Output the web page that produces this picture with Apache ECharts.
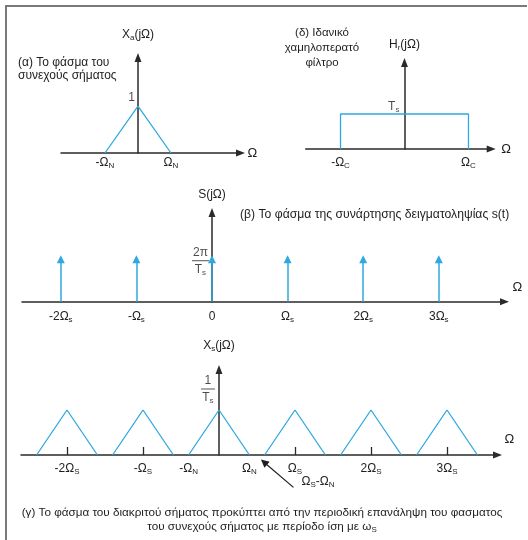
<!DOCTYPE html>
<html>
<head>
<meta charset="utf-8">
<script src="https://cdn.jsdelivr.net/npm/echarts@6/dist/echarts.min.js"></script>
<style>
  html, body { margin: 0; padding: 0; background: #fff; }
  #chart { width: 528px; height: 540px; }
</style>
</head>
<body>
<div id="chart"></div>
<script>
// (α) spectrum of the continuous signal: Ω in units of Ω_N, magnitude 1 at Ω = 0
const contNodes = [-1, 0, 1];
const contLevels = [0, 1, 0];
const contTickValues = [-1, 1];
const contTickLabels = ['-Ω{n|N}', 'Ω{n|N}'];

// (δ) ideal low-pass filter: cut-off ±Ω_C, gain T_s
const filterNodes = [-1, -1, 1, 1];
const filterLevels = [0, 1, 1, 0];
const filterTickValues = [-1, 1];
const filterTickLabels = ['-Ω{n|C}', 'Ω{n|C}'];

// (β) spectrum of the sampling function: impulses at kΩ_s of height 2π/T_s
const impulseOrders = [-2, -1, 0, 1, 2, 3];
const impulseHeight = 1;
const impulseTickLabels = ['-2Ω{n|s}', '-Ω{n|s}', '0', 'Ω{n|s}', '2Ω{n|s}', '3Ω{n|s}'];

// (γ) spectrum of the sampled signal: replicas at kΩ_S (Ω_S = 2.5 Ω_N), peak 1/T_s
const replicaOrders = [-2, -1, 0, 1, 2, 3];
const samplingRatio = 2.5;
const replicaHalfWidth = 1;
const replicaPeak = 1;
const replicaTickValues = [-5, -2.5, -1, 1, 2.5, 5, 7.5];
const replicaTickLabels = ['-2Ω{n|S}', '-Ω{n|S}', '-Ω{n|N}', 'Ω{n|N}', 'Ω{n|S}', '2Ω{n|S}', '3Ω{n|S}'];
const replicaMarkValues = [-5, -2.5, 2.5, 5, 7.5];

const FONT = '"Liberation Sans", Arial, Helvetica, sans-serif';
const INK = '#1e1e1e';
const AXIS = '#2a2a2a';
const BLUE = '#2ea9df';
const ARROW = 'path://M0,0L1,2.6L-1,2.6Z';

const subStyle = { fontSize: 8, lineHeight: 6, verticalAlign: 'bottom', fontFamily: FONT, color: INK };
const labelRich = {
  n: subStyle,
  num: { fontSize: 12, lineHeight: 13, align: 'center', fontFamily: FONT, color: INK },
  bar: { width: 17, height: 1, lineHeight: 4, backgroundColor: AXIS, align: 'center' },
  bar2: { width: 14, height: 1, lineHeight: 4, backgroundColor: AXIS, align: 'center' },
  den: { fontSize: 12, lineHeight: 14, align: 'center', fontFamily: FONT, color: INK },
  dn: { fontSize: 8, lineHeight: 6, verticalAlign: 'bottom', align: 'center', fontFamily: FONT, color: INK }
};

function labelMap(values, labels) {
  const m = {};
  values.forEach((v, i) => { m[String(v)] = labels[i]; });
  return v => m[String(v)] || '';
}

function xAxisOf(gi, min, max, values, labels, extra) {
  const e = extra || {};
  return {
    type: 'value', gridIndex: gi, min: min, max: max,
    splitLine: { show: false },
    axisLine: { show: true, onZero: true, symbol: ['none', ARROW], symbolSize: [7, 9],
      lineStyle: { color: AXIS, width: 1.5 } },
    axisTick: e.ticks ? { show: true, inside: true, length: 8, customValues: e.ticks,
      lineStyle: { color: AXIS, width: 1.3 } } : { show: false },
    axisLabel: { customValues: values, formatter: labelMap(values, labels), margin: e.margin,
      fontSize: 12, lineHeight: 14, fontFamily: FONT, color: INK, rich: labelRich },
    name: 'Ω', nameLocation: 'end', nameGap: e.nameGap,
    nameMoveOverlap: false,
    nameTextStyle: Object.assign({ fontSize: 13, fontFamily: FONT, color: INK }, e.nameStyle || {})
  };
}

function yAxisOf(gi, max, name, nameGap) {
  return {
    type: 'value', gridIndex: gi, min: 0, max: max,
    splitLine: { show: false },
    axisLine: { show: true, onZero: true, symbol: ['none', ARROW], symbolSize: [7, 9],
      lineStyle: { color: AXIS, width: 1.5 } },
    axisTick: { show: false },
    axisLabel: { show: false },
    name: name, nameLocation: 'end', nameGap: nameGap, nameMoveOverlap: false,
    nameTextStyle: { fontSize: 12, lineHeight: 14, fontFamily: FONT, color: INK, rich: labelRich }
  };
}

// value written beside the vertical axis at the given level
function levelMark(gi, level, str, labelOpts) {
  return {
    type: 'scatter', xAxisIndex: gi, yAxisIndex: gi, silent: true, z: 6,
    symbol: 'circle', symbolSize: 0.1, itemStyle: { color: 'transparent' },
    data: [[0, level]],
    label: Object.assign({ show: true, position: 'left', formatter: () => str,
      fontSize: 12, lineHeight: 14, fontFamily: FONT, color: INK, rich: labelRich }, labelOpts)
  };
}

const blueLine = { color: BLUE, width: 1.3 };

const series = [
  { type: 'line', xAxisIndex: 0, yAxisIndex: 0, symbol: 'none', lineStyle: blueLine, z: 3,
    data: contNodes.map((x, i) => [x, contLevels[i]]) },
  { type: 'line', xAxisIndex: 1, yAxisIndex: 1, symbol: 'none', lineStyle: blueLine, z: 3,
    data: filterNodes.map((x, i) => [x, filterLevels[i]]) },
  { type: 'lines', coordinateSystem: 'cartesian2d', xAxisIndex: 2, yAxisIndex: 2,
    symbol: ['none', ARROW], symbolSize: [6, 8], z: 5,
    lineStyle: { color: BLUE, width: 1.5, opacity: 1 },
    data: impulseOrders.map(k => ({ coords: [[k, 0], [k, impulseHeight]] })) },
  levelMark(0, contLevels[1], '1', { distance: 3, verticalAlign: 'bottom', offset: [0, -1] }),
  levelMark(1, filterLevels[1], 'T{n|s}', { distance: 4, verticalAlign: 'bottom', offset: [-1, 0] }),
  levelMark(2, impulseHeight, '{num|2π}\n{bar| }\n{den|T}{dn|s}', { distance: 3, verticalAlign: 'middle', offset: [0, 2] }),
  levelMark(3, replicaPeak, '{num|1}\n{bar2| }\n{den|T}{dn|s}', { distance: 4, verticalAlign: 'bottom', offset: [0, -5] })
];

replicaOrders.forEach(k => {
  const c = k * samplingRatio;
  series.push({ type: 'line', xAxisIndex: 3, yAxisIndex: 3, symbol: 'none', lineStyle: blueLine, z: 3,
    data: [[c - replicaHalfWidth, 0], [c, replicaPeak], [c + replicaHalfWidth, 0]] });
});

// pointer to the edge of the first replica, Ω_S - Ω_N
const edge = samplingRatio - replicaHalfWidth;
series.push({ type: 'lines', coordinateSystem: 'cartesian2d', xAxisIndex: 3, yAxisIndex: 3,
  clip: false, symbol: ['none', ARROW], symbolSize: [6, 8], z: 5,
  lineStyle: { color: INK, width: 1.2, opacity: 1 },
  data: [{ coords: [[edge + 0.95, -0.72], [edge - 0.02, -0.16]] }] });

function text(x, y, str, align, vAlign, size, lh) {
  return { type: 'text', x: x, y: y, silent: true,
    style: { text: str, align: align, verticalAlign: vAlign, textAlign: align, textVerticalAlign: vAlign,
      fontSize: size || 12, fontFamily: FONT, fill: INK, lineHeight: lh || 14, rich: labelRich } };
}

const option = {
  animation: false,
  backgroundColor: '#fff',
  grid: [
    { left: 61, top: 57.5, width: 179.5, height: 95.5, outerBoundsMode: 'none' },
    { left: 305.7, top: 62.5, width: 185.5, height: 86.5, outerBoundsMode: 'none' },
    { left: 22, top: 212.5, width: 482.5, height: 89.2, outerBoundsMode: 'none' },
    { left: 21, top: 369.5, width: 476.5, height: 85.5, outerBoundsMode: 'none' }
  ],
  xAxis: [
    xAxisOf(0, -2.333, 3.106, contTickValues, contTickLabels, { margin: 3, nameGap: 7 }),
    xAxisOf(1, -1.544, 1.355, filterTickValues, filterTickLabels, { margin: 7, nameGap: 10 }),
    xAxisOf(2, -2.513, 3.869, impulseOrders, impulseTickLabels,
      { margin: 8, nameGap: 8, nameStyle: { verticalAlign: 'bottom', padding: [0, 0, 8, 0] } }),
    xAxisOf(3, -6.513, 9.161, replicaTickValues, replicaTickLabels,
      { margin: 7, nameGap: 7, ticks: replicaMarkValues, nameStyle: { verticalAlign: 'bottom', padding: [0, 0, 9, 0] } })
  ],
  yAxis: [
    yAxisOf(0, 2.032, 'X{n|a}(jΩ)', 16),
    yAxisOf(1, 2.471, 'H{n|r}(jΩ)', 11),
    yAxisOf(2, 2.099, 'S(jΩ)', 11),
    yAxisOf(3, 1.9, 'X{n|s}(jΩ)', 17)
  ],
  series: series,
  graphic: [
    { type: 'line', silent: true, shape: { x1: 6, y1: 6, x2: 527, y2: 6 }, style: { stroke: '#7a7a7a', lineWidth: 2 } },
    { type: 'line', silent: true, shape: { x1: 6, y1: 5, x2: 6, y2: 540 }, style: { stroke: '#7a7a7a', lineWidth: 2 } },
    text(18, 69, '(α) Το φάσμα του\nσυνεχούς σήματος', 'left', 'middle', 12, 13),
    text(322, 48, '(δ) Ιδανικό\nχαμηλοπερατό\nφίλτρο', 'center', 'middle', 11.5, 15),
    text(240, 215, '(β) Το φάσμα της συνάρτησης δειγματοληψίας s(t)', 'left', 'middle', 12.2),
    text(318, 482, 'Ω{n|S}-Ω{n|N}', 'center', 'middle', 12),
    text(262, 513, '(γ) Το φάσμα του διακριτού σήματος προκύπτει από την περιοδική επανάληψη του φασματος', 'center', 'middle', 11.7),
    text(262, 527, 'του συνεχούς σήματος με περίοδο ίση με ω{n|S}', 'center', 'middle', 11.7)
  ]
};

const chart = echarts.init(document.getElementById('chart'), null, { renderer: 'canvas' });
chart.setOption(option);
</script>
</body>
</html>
==*==
*Problem to work on*
Starting with the first line of the data above and ending with the line containing "const ARROW = 'path://M0,0L1,2.6L-1,2.6Z';", please restate every line exactly, leaving images out.

*Completed task*
Output the web page that produces this picture with Apache ECharts.
<!DOCTYPE html>
<html>
<head>
<meta charset="utf-8">
<script src="https://cdn.jsdelivr.net/npm/echarts@6/dist/echarts.min.js"></script>
<style>
  html, body { margin: 0; padding: 0; background: #fff; }
  #chart { width: 528px; height: 540px; }
</style>
</head>
<body>
<div id="chart"></div>
<script>
// (α) spectrum of the continuous signal: Ω in units of Ω_N, magnitude 1 at Ω = 0
const contNodes = [-1, 0, 1];
const contLevels = [0, 1, 0];
const contTickValues = [-1, 1];
const contTickLabels = ['-Ω{n|N}', 'Ω{n|N}'];

// (δ) ideal low-pass filter: cut-off ±Ω_C, gain T_s
const filterNodes = [-1, -1, 1, 1];
const filterLevels = [0, 1, 1, 0];
const filterTickValues = [-1, 1];
const filterTickLabels = ['-Ω{n|C}', 'Ω{n|C}'];

// (β) spectrum of the sampling function: impulses at kΩ_s of height 2π/T_s
const impulseOrders = [-2, -1, 0, 1, 2, 3];
const impulseHeight = 1;
const impulseTickLabels = ['-2Ω{n|s}', '-Ω{n|s}', '0', 'Ω{n|s}', '2Ω{n|s}', '3Ω{n|s}'];

// (γ) spectrum of the sampled signal: replicas at kΩ_S (Ω_S = 2.5 Ω_N), peak 1/T_s
const replicaOrders = [-2, -1, 0, 1, 2, 3];
const samplingRatio = 2.5;
const replicaHalfWidth = 1;
const replicaPeak = 1;
const replicaTickValues = [-5, -2.5, -1, 1, 2.5, 5, 7.5];
const replicaTickLabels = ['-2Ω{n|S}', '-Ω{n|S}', '-Ω{n|N}', 'Ω{n|N}', 'Ω{n|S}', '2Ω{n|S}', '3Ω{n|S}'];
const replicaMarkValues = [-5, -2.5, 2.5, 5, 7.5];

const FONT = '"Liberation Sans", Arial, Helvetica, sans-serif';
const INK = '#1e1e1e';
const AXIS = '#2a2a2a';
const BLUE = '#2ea9df';
const ARROW = 'path://M0,0L1,2.6L-1,2.6Z';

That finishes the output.